“The dentist told me I needed a crown, and I was like, I know, right!”
A dental crown is used to entirely cover or “cap” a damaged tooth. Besides strengthening a damaged tooth, a crown can be used to improve its appearance, shape or alignment. It will usually be recommended when the remaining tooth structure is limited or weakened, where a simple filling will not be sufficient to protect it.
You may be advised to have a crown in the following circumstances:
- Greater natural tooth destruction through decay
- If you have had a large filling in the past
- If you have had root canal therapy
- If your tooth is badly cracked or worn
- Over the top of a dental implant
Dental crowns are available in wide range of dental materials, including ceramic, precious metals and porcelain fused to metal. Modern crowns are strong, durable and aesthetically pleasing, with most people preferring to choose all-ceramic dental crowns as they look more like natural teeth. These generally last many years longer than a standard filling as they wrap around the tooth and help to hold it together.
Dental bridges are used when one or more teeth are missing and a fixed tooth replacement option is desired. Crowns are formed either side of the missing tooth area where false teeth connected to these fill the spaces. The false teeth sit over the top of the gum where chewing forces are distributed to the neighbouring bonded teeth.
As with crowns, you have a choice of materials for bridges. Your dentist can help you decide which to use, based on the location of the missing tooth (or teeth), its function, aesthetic considerations and cost. Porcelain or ceramic bridges can be matched to the colour of your natural teeth.
Dental Crown and Bridge Procedure
Fitting a crown or bridge involves two appointments.
- The first stage is designed to remove any decayed or damaged tissue and prepare the teeth for crowning. The decayed tissue is removed and the teeth is cleaned thoroughly and shaped. An impression is taken which is sent to the lab for the crown to be fabricated. A temporary crown is fitted until the next visit.
- The completed crown is received from the lab and fitted onto the tooth. The tooth is cleaned and the crown is cemented in place. Some minor adjustments are commonly made. Now you’re able to chew into your steaks without fear of your tooth fracturing.

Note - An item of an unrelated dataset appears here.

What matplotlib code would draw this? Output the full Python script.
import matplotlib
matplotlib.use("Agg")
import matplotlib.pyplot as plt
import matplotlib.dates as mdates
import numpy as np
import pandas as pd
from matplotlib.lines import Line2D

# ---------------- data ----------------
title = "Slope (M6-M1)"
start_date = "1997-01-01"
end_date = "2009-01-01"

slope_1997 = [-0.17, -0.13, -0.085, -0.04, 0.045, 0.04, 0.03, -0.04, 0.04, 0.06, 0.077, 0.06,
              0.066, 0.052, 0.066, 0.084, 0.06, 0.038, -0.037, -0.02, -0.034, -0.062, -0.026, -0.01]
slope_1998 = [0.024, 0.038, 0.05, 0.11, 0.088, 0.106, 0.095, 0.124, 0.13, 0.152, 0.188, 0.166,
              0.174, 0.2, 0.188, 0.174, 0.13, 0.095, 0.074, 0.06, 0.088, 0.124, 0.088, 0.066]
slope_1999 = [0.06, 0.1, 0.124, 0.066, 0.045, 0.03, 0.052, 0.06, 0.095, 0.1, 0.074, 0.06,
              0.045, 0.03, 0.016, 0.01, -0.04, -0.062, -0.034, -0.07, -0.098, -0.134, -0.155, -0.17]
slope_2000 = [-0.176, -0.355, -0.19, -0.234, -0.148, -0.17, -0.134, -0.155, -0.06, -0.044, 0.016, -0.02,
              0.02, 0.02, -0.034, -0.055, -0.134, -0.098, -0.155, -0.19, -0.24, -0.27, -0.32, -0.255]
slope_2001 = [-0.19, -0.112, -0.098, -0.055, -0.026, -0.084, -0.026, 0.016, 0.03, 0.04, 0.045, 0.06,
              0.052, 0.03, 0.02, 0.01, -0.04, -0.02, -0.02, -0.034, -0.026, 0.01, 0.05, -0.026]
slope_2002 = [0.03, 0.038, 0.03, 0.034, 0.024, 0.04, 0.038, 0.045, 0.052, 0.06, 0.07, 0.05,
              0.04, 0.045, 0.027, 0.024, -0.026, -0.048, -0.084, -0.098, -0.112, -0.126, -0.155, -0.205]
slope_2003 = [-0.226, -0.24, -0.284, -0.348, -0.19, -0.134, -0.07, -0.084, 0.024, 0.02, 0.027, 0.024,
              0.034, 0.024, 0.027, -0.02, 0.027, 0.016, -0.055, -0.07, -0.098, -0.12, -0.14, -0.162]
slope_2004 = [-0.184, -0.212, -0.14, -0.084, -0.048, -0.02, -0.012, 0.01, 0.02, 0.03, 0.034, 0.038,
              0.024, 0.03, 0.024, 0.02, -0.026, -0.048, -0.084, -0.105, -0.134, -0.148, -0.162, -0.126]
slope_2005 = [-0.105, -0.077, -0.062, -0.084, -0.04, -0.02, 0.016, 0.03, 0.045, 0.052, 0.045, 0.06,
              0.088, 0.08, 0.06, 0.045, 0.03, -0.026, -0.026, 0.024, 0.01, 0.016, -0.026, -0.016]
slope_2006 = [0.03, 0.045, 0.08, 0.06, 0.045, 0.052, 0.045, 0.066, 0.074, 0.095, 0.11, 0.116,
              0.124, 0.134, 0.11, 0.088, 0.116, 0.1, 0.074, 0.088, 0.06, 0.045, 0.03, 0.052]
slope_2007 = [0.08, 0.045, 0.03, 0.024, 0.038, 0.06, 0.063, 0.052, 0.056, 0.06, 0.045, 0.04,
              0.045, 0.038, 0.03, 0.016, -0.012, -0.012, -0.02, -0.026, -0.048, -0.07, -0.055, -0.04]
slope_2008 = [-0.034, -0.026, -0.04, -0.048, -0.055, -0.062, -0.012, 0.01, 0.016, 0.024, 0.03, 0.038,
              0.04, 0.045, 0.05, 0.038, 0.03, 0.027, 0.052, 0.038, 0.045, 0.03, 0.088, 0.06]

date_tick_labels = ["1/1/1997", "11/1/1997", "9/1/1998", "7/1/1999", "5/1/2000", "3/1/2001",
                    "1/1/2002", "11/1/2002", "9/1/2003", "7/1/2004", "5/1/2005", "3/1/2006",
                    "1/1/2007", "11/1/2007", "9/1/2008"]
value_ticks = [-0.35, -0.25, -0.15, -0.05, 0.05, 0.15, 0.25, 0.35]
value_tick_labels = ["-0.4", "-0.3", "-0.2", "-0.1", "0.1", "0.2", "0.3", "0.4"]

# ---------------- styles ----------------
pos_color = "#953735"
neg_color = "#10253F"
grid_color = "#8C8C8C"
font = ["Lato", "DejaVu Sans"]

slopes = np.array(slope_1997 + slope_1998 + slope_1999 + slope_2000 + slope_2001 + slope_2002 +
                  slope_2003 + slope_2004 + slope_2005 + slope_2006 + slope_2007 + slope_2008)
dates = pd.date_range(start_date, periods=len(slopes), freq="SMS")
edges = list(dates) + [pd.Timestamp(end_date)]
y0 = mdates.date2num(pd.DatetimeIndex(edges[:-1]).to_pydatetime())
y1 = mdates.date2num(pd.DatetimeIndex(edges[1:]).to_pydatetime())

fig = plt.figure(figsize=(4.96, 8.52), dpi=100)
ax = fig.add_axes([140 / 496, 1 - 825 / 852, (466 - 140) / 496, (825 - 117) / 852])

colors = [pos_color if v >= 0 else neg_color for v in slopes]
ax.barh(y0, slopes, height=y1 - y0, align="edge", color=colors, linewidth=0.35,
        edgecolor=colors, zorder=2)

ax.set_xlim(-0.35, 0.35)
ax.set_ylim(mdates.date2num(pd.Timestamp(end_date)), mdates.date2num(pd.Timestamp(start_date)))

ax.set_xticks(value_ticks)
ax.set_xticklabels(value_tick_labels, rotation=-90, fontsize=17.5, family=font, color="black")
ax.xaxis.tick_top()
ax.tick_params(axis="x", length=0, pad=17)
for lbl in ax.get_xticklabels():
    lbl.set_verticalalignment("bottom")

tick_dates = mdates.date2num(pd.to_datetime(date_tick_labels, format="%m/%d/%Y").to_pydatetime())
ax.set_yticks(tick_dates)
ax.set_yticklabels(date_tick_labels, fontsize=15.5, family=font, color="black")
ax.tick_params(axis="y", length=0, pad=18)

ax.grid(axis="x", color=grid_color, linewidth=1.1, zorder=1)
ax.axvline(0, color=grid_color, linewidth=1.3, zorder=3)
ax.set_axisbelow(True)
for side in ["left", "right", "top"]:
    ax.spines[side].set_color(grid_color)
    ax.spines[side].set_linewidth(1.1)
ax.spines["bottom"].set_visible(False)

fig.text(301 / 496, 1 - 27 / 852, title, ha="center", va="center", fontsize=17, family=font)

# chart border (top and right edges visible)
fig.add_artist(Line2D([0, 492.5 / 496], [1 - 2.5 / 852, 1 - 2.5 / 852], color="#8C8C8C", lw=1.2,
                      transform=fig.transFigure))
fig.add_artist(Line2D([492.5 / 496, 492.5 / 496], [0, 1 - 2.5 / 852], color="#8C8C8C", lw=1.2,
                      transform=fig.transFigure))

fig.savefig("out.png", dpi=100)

What are the alternatives?
You can opt for fillings instead of crowns, just keep in mind that fractures have a higher chance here and these teeth may need repair quite frequently. In the case of root canal treated teeth, chances of fractures lower into the roots become higher particularly without the support of a crown. If this occurs the tooth may become non-restorable and may require extraction.

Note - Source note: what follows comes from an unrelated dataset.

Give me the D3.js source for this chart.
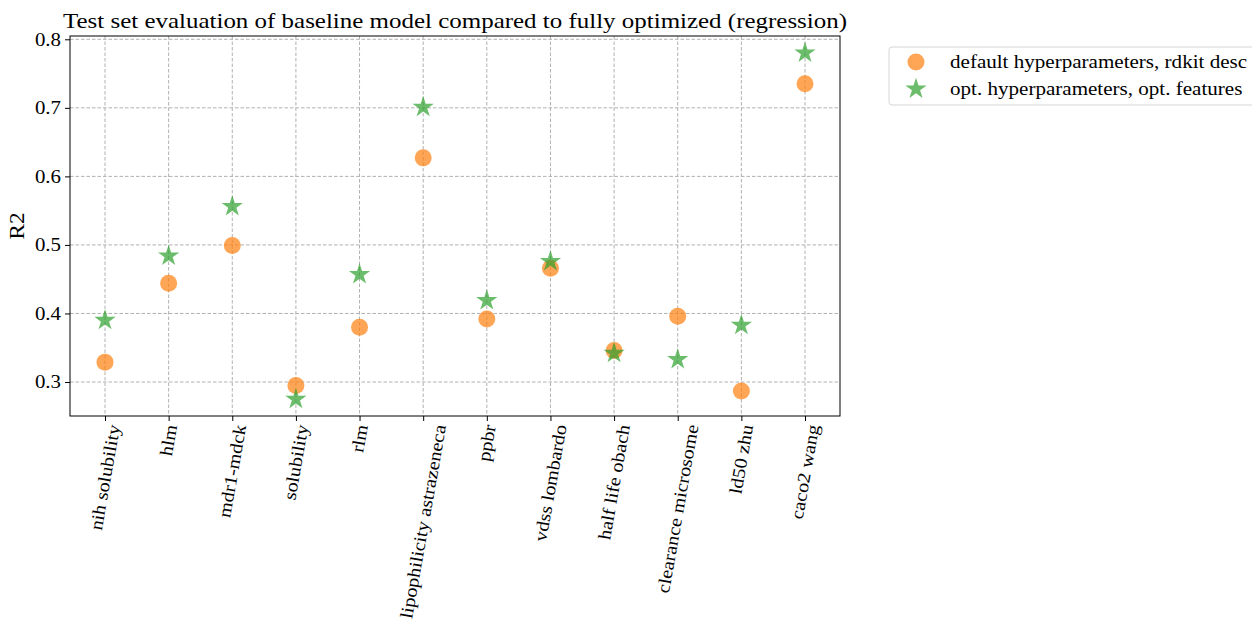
<!DOCTYPE html>
<html>
<head>
<meta charset="utf-8">
<script src="https://cdn.jsdelivr.net/npm/d3@7"></script>
<style>
  body { margin: 0; background: #fff; }
  svg { display: block; font-family: "Liberation Serif", "DejaVu Serif", serif; }
</style>
</head>
<body>
<svg id="chart"></svg>
<script>
const datasets = ["nih solubility", "hlm", "mdr1-mdck", "solubility", "rlm", "lipophilicity astrazeneca",
  "ppbr", "vdss lombardo", "half life obach", "clearance microsome", "ld50 zhu", "caco2 wang"]
const baseline = [0.329, 0.444, 0.499, 0.295, 0.380, 0.627, 0.392, 0.466, 0.346, 0.396, 0.287, 0.735]
const optimized = [0.390, 0.484, 0.556, 0.275, 0.457, 0.701, 0.419, 0.476, 0.342, 0.333, 0.383, 0.780]
const yTicks = [0.3, 0.4, 0.5, 0.6, 0.7, 0.8]
const legendLabels = ["default hyperparameters, rdkit desc", "opt. hyperparameters, opt. features"]

const w = 1252
const h = 626
const plotLeft = 70, plotRight = 840, plotTop = 36, plotBottom = 416

const orange = "#ff7f0e"
const green = "#2ca02c"

// the reference uses Computer Modern which runs wider than Times, so stretch a bit
const widen = 1.16
function stretch(sel, factor) {
  sel.each(function () {
    const len = this.getComputedTextLength()
    d3.select(this)
      .attr("textLength", len * factor)
      .attr("lengthAdjust", "spacingAndGlyphs")
  })
}

const svg = d3.select("#chart").attr("width", w).attr("height", h)

// scales (categorical with 5% margins like matplotlib)
const xScale = d3.scaleLinear()
  .domain([-0.55, datasets.length - 1 + 0.55])
  .range([plotLeft, plotRight])

const yScale = d3.scaleLinear()
  .domain([0.2504, 0.8048])
  .range([plotBottom, plotTop])

// grid
svg.append("g")
  .selectAll("line")
  .data(datasets)
  .enter()
  .append("line")
  .attr("x1", (d, i) => xScale(i))
  .attr("x2", (d, i) => xScale(i))
  .attr("y1", plotTop)
  .attr("y2", plotBottom)
  .attr("stroke", "#b0b0b0")
  .attr("stroke-width", 1)
  .attr("stroke-dasharray", "3.5,2")

svg.append("g")
  .selectAll("line")
  .data(yTicks)
  .enter()
  .append("line")
  .attr("x1", plotLeft)
  .attr("x2", plotRight)
  .attr("y1", d => yScale(d))
  .attr("y2", d => yScale(d))
  .attr("stroke", "#b0b0b0")
  .attr("stroke-width", 1)
  .attr("stroke-dasharray", "3.5,2")

// axes
const leftAxis = d3.axisLeft(yScale)
  .tickValues(yTicks)
  .tickFormat(d3.format(".1f"))
  .tickSize(5)
  .tickPadding(4)

const yAxis = svg.append("g")
  .attr("transform", `translate(${plotLeft}, 0)`)
  .call(leftAxis)
yAxis.select(".domain").remove()
yAxis.selectAll("text")
  .attr("font-family", "Liberation Serif, serif")
  .attr("font-size", 18)
  .attr("fill", "#000")
  .call(stretch, widen)

const bottomAxis = d3.axisBottom(xScale)
  .tickValues(d3.range(datasets.length))
  .tickFormat("")
  .tickSize(5)

const xAxis = svg.append("g")
  .attr("transform", `translate(0, ${plotBottom})`)
  .call(bottomAxis)
xAxis.select(".domain").remove()

// rotated category labels, bbox centred on the tick like matplotlib rotation=80
const labels = svg.append("g")
labels.selectAll("text")
  .data(datasets)
  .enter()
  .append("text")
  .text(d => d)
  .attr("font-size", 18)
  .attr("text-anchor", "end")
  .attr("dy", "0.35em")
  .call(stretch, 1.12)
  .attr("transform", "rotate(-80)")
  .each(function (d, i) {
    const b = this.getBoundingClientRect()
    const dx = xScale(i) - (b.left + b.width / 2)
    const dy = plotBottom + 7 - b.top
    d3.select(this).attr("transform", `translate(${dx}, ${dy}) rotate(-80)`)
  })

// frame
svg.append("rect")
  .attr("x", plotLeft)
  .attr("y", plotTop)
  .attr("width", plotRight - plotLeft)
  .attr("height", plotBottom - plotTop)
  .attr("fill", "none")
  .attr("stroke", "#000")
  .attr("stroke-width", 1)

// points
svg.append("g")
  .selectAll("circle")
  .data(baseline)
  .enter()
  .append("circle")
  .attr("cx", (d, i) => xScale(i))
  .attr("cy", d => yScale(d))
  .attr("r", 8.5)
  .attr("fill", orange)
  .attr("fill-opacity", 0.7)

const star = d3.symbol().type(d3.symbolStar).size(140)

svg.append("g")
  .selectAll("path")
  .data(optimized)
  .enter()
  .append("path")
  .attr("d", star)
  .attr("transform", (d, i) => `translate(${xScale(i)}, ${yScale(d)})`)
  .attr("fill", green)
  .attr("fill-opacity", 0.7)

// title
svg.append("text")
  .attr("x", (plotLeft + plotRight) / 2)
  .attr("y", 28)
  .attr("text-anchor", "middle")
  .attr("font-size", 22)
  .attr("textLength", 784)
  .attr("lengthAdjust", "spacingAndGlyphs")
  .text("Test set evaluation of baseline model compared to fully optimized (regression)")

// y label
svg.append("text")
  .attr("transform", `translate(24, ${(plotTop + plotBottom) / 2}) rotate(-90)`)
  .attr("text-anchor", "middle")
  .attr("font-size", 20)
  .text("R2")
  .call(stretch, widen)

// legend
const legend = svg.append("g")
  .attr("transform", "translate(889, 47)")

legend.append("rect")
  .attr("width", 372)
  .attr("height", 58)
  .attr("rx", 3)
  .attr("fill", "#fff")
  .attr("stroke", "#d6d6d6")
  .attr("stroke-width", 1)

legend.append("circle")
  .attr("cx", 27)
  .attr("cy", 15)
  .attr("r", 8.5)
  .attr("fill", orange)
  .attr("fill-opacity", 0.7)

legend.append("path")
  .attr("d", star)
  .attr("transform", "translate(27, 42)")
  .attr("fill", green)
  .attr("fill-opacity", 0.7)

legend.selectAll("text")
  .data(legendLabels)
  .enter()
  .append("text")
  .attr("x", 61)
  .attr("y", (d, i) => 15 + i * 27)
  .attr("dy", "0.35em")
  .attr("font-size", 18)
  .text(d => d)
  .call(stretch, 1.17)
</script>
</body>
</html>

Instead of a bridge you can opt for a partial denture, which is a removable plate to replace the missing teeth. This may be ideal if there are multiple missing teeth in different locations, particularly if you are keeping to a budget. Alternatively, you may consider implants, where a screw is inserted into the bone and a crown is constructed over the top. This option is more expensive and time consuming, but preserves the neighbouring teeth as they will not need to be filed down to hold the supporting crowns. Or you could leave the space as is, some people tolerate this quite well, whereas others find the decreased ability to chew and clean more impeding. Whether to go for partial dentures, bridges, implants, or leaving the space, the decision is determined on a case by case basis, where your dentist will provide you with more information to what may suit your circumstance better.
How long do they last?
Whilst crowns provide a much stronger option to fillings, there is nothing stronger than your own natural teeth. They are the next best thing though. A crown should typically last 5 to 10 years, but in many cases they can last decades. There are several factors which determine this: previous damage to the teeth, gum disease, parafunctional habits like grinding and clenching, a heavy bite or missing teeth in other areas leading to increased load on the teeth worked on, the integrity of supporting teeth in bridges, oral hygiene, aesthetic satisfaction with changes in surrounding teeth, quality of materials, execution of crown and bridge preparation, and cements used. The longevity of crowns and bridges cannot always be predicted but with good oral care you should receive a long lasting desirable result.